Im Schweizer Parlament gab es während der Frühjahrssession 2025 mehrere wegweisende Geschäfte zum Thema Wohnen. Der Ständerat befürwortete eine gesetzliche Neuregelung für mehr Selbstbestimmung, der Nationalrat entschied über Ergänzungsleistungen für betreutes Wohnen, und Nationalrat Martin Candinas reichte eine Anfrage zum verbesserten Kündigungsschutz in Wohnheimen ein.
Grundsätzlich können Menschen in der Schweiz frei entscheiden, wo und wie sie leben möchten. Für Menschen mit Behinderungen ist diese Wahlfreiheit jedoch oft nicht gegeben. Das bestehende System ist nach wie vor stark auf das Wohnen in Heimen und Institutionen ausgerichtet. In der Schweiz leben etwa 150'000 Personen in Institutionen – viele davon unfreiwillig, weil Unterstützungsgelder an Heimplätze gebunden sind und Alternativen fehlen.
Dass sich dies ändert, ist auch eine Hauptforderung der Inklusions-Initiative. Die Initiative greift dabei ein zentrales Anliegen der UNO-Behindertenrechtskonvention auf, die von der Schweiz ratifiziert wurde.
Ein Meilenstein für selbstbestimmtes Wohnen
In der Frühjahrssession hat der Ständerat eine Motion für die Modernisierung des Bundesgesetzes über die Institutionen zur Förderung der Eingliederung von invaliden Personen (IFEG) an den Bundesrat überwiesen.

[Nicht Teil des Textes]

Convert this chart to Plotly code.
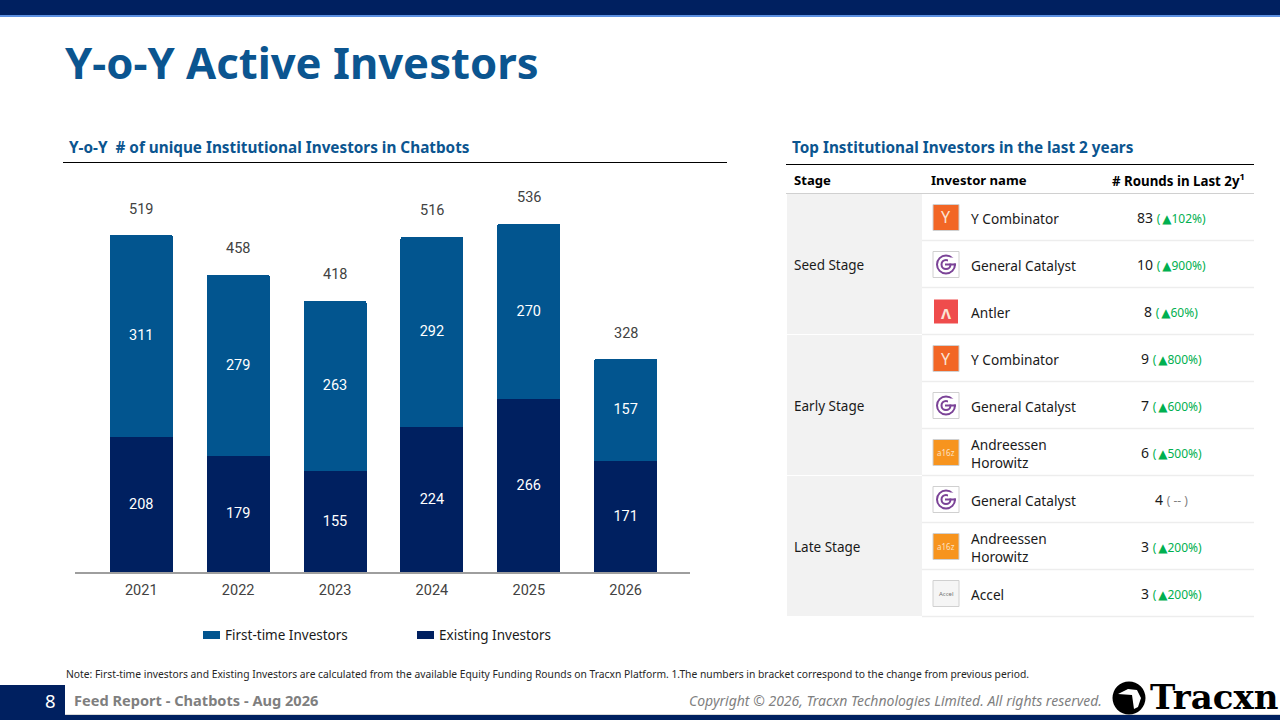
import plotly.graph_objects as go

years = ["2021", "2022", "2023", "2024", "2025", "2026"]
first_time = [311, 279, 263, 292, 270, 157]
existing = [208, 179, 155, 224, 266, 171]
totals = [519, 458, 418, 516, 536, 328]

stages = ["Seed Stage", "Early Stage", "Late Stage"]
investors = ["Y Combinator", "General Catalyst", "Antler",
             "Y Combinator", "General Catalyst", "Andreessen<br>Horowitz",
             "General Catalyst", "Andreessen<br>Horowitz", "Accel"]
logos = ["yc", "gc", "antler", "yc", "gc", "a16z", "gc", "a16z", "accel"]
rounds = [83, 10, 8, 9, 7, 6, 4, 3, 3]
changes = ["102%", "900%", "60%", "800%", "600%", "500%", None, "200%", "200%"]

NAVY = "#002060"
BLUE = "#02558F"
HEAD = "#0B5590"
GREEN = "#00B050"
FONT = "Noto Sans"
W, H = 1280, 720


def px(v):
    return v / W


def py(v):
    return 1 - v / H


shapes = []
notes = []


def rect(x0, y0, x1, y1, fill, line=None, lw=1, layer="below"):
    shapes.append(dict(type="rect", xref="paper", yref="paper", x0=px(x0), x1=px(x1), y0=py(y0), y1=py(y1),
                       fillcolor=fill, line=dict(color=line, width=lw) if line else dict(width=0), layer=layer))


def hline(x0, x1, y, color, lw=1):
    shapes.append(dict(type="line", xref="paper", yref="paper", x0=px(x0), x1=px(x1), y0=py(y), y1=py(y),
                       line=dict(color=color, width=lw), layer="below"))


def circle(cx, cy, r, fill=None, line=None, lw=1, layer="above"):
    shapes.append(dict(type="circle", xref="paper", yref="paper", x0=px(cx - r), x1=px(cx + r),
                       y0=py(cy + r), y1=py(cy - r), fillcolor=fill or "rgba(0,0,0,0)",
                       line=dict(color=line, width=lw) if line else dict(width=0), layer=layer))


def poly(points, fill, layer="above"):
    d = "M" + " L".join(f"{px(x):.5f},{py(y):.5f}" for x, y in points) + " Z"
    shapes.append(dict(type="path", xref="paper", yref="paper", path=d, fillcolor=fill, line=dict(width=0), layer=layer))


def text(x, y, s, size=14, color="#1a1a1a", anchor="left", family=FONT, bold=False, italic=False):
    if bold:
        s = f"<b>{s}</b>"
    if italic:
        s = f"<i>{s}</i>"
    shift = {"left": -2, "right": 2, "center": 0}[anchor]
    notes.append(dict(xref="paper", yref="paper", x=px(x), y=py(y), text=s, showarrow=False, xanchor=anchor,
                      yanchor="middle", align=anchor, xshift=shift, font=dict(size=size, color=color, family=family)))


# page furniture
rect(0, 0, W, 15, NAVY)
rect(0, 15, W, 17, "#5B8FE0")
rect(0, 715, W, 720, NAVY)
rect(0, 685, 65, 715, NAVY)
hline(65, W, 714.5, "#D9D9D9", 1)
text(65, 61.5, "Y-o-Y Active Investors", size=43.6, color=HEAD, bold=True)
text(69, 147, "Y-o-Y&nbsp;&nbsp;# of unique Institutional Investors in Chatbots", size=15.3, color=HEAD, bold=True)
text(792, 147, "Top Institutional Investors in the last 2 years", size=15.3, color=HEAD, bold=True)
hline(63, 727, 162.5, "#000000")
hline(786, 1254, 164.5, "#000000")
text(66, 674, "Note: First-time investors and Existing Investors are calculated from the available Equity Funding Rounds on Tracxn Platform. 1.The numbers in bracket correspond to the change from previous period.", size=10.3, color="#262626")
text(50, 700.5, "8", size=18.5, color="#FFFFFF", anchor="center")
text(74, 699.5, "Feed Report - Chatbots - Aug 2026", size=14.6, color="#7F7F7F", bold=True)
text(1102, 700, "Copyright © 2026, Tracxn Technologies Limited. All rights reserved.", size=14, color="#7F7F7F", anchor="right", italic=True)
circle(1129, 698, 16.5, fill="#000000")
poly([(1118, 694), (1128, 689), (1137, 690), (1141, 698), (1138, 707), (1134, 709), (1132, 695)], "#FFFFFF")
text(1278, 697, "Tracxn", size=34, color="#000000", anchor="right", family="DejaVu Serif", bold=True)

# table
ROW0, ROW_H = 194, 47
text(794, 180, "Stage", size=13.1, color="#000000", bold=True)
text(931, 180, "Investor name", size=13.1, color="#000000", bold=True)
text(1245, 180, "# Rounds in Last 2y<sup>1</sup>", size=13.3, color="#000000", anchor="right", bold=True)
hline(786, 1254, 193.5, "#D0D0D0")
for i, stage in enumerate(stages):
    top = ROW0 + i * 3 * ROW_H
    rect(787, top, 922, top + 3 * ROW_H - 1, "#F2F2F2")
    text(794, top + 1.5 * ROW_H + 0.5, stage, size=13.5)


def logo(kind, cx, cy):
    x0, x1, y0, y1 = cx - 13, cx + 13, cy - 13, cy + 13
    if kind == "yc":
        rect(x0, y0, x1, y1, "#F26625", "#D0D0D0", 1, "above")
        text(cx, cy, "Y", size=16, color="#FBE3D3", anchor="center")
    elif kind == "gc":
        rect(x0, y0, x1, y1, "#FFFFFF", "#D0D0D0", 1, "above")
        circle(cx, cy, 9, line="#7B4397", lw=2)
        circle(cx, cy, 4.5, line="#7B4397", lw=2)
        rect(cx + 2, cy - 7, cx + 11, cy - 1, "#FFFFFF", layer="above")
        rect(cx - 1, cy - 1, cx + 10, cy + 1, "#7B4397", layer="above")
    elif kind == "antler":
        rect(x0 + 1, y0 + 1, x1 - 1, y1 - 1, "#EF4C4C", layer="above")
        text(cx, cy + 1, "<b>Λ</b>", size=15, color="#FBE3D3", anchor="center")
    elif kind == "a16z":
        rect(x0, y0, x1, y1, "#F7941E", "#D0D0D0", 1, "above")
        text(cx, cy, "a16z", size=8, color="#FCE2C4", anchor="center")
    else:
        rect(x0, y0, x1, y1, "#F5F5F5", "#D0D0D0", 1, "above")
        text(cx, cy, "Accel", size=6, color="#707070", anchor="center")


TRI = "<span style='font-family:DejaVu Sans;font-size:12px'>▲</span>"
for i, (inv, kind, n, ch) in enumerate(zip(investors, logos, rounds, changes)):
    top = ROW0 + i * ROW_H
    mid = top + ROW_H / 2 + 1
    hline(922, 1254, top + ROW_H - 0.5, "#EDEDED", 1.5)
    logo(kind, 946, mid - 1)
    text(971, mid - 0.5, inv, size=13.7)
    if ch:
        tail = f"<span style='font-size:12px;color:{GREEN}'>(&#8201;{TRI}{ch})</span>"
    else:
        tail = "<span style='font-size:12px;color:#7F7F7F'>( -- )</span>"
    text(1171, mid - 1, f"{n} {tail}", size=14, anchor="center")

# custom legend matching the reference swatches
rect(203, 631, 220, 639, BLUE)
text(225, 634.5, "First-time Investors", size=13.5)
rect(417, 631, 434, 639, NAVY)
text(439, 634.5, "Existing Investors", size=13.5)

# bar chart
fig = go.Figure()
for name, vals, col in [("Existing Investors", existing, NAVY), ("First-time Investors", first_time, BLUE)]:
    fig.add_bar(x=years, y=vals, name=name, marker=dict(color=col, line=dict(width=0)), width=0.65,
                text=vals, textposition="inside", insidetextanchor="middle", constraintext="none",
                textangle=0, insidetextfont=dict(color="#FFFFFF", size=14.5, family="Roboto"), hoverinfo="skip")

for i, tot in enumerate(totals):
    notes.append(dict(x=i, y=tot, xref="x", yref="y", text=str(tot), showarrow=False, yanchor="middle", yshift=26,
                      font=dict(size=14.5, color="#424242", family="Roboto")))

fig.update_layout(
    width=W, height=H, margin=dict(l=0, r=0, t=0, b=0), paper_bgcolor="#FFFFFF", plot_bgcolor="#FFFFFF",
    barmode="stack", barcornerradius=2, shapes=shapes, annotations=notes, font=dict(family=FONT),
    showlegend=False,
    xaxis=dict(domain=[px(75), px(690)], range=[-0.684, 5.664], type="category", showgrid=False, showline=True,
               linecolor="#9E9E9E", linewidth=2, ticks="", ticklabelstandoff=4,
               tickfont=dict(size=14.5, color="#424242", family="Roboto"), fixedrange=True),
    yaxis=dict(domain=[py(572), py(180)], range=[0, 603.7], visible=False, fixedrange=True),
)

fig.write_html("out.html", config=dict(displayModeBar=False),
               post_script="document.body.style.margin='0';document.body.style.overflow='hidden';")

Mit der Revision soll erreicht werden, dass Menschen mit Behinderungen ihre Wohnform sowie ihren Wohnort frei und selbstbestimmt wählen können und die dafür nötige Unterstützung erhalten. Die Motion fordert zeitgemässe Rechtsgrundlagen, damit Gelder, die bisher primär in Institutionen flossen, künftig auch für ambulante Unterstützungsangebote verwendet werden können.
Mehr Schutz für Heimbewohnende
Parallel dazu hat Nationalrat Martin Candinas (Die Mitte) eine Interpellation eingereicht, die auf eine problematische rechtliche Lücke beim Wohnen in Heimen hinweist. Aktuell können Pensionsverträge in Behinderten-, Alters- und Pflegeheimen jederzeit ohne besondere Gründe gekündigt werden, da sie rechtlich primär als Auftragsverträge behandelt werden.
Menschen in Heimen können durch diese Regelung in eine prekäre Situation geraten, wenn ihnen plötzlich der Wohnsitz samt Betreuungsleistungen gekündigt wird. Candinas erkundigt sich beim Bundesrat, ob im Rahmen der IFEG-Revision Kündigungsschutzbestimmungen für Pensionsverträge eingeführt werden könnten, um Betroffene besser zu schützen.
Betreutes Wohnen mit Ergänzungsleistungen
Ein weiterer Fortschritt ist die Zustimmung des Nationalrats zu einer Änderung des Ergänzungsleistungsgesetzes:Personen mit Assistenzbeitrag sollen einen monatlichen Zuschlag von 500 Franken erhalten, um ihrer Nachtassistenz ein Zimmer zur Verfügung stellen zu können. Auch für Wohngemeinschaften gibt es positive Änderungen: Wenn mehrere Personen im Rollstuhl zusammenwohnen, kann der Zuschlag für rollstuhlgängige Wohnungen künftig zweimal pro Haushalt angerechnet werden. Beide Änderungen stärken das selbstbestimme Wohnen in den eigenen vier Wänden.
Bundesrat und Ständerat am Zug
Die Vorstösse in der Session zeigen, dass das Thema Wohnen für Menschen mit Behinderungen die politische Aufmerksamkeit erhält, die es verdient. Doch der Weg zu echter Wahlfreiheit beim Wohnen ist noch lang.
Es ist nun entscheidend, dass der Bundesrat zügig einen Entwurf für die IFEG-Revision vorlegt, der tatsächlich mehr Selbstbestimmung ermöglicht. Die Revision muss in enger Zusammenarbeit mit Menschen mit Behinderungen und ihren Organisationen erfolgen, wie es die Motion auch fordert. Beim Ergänzungsleistungsgesetz liegt der Ball jetzt beim Ständerat – seine Zustimmung ist nötig, um die finanziellen Grundlagen für betreutes Wohnen zu verbessern.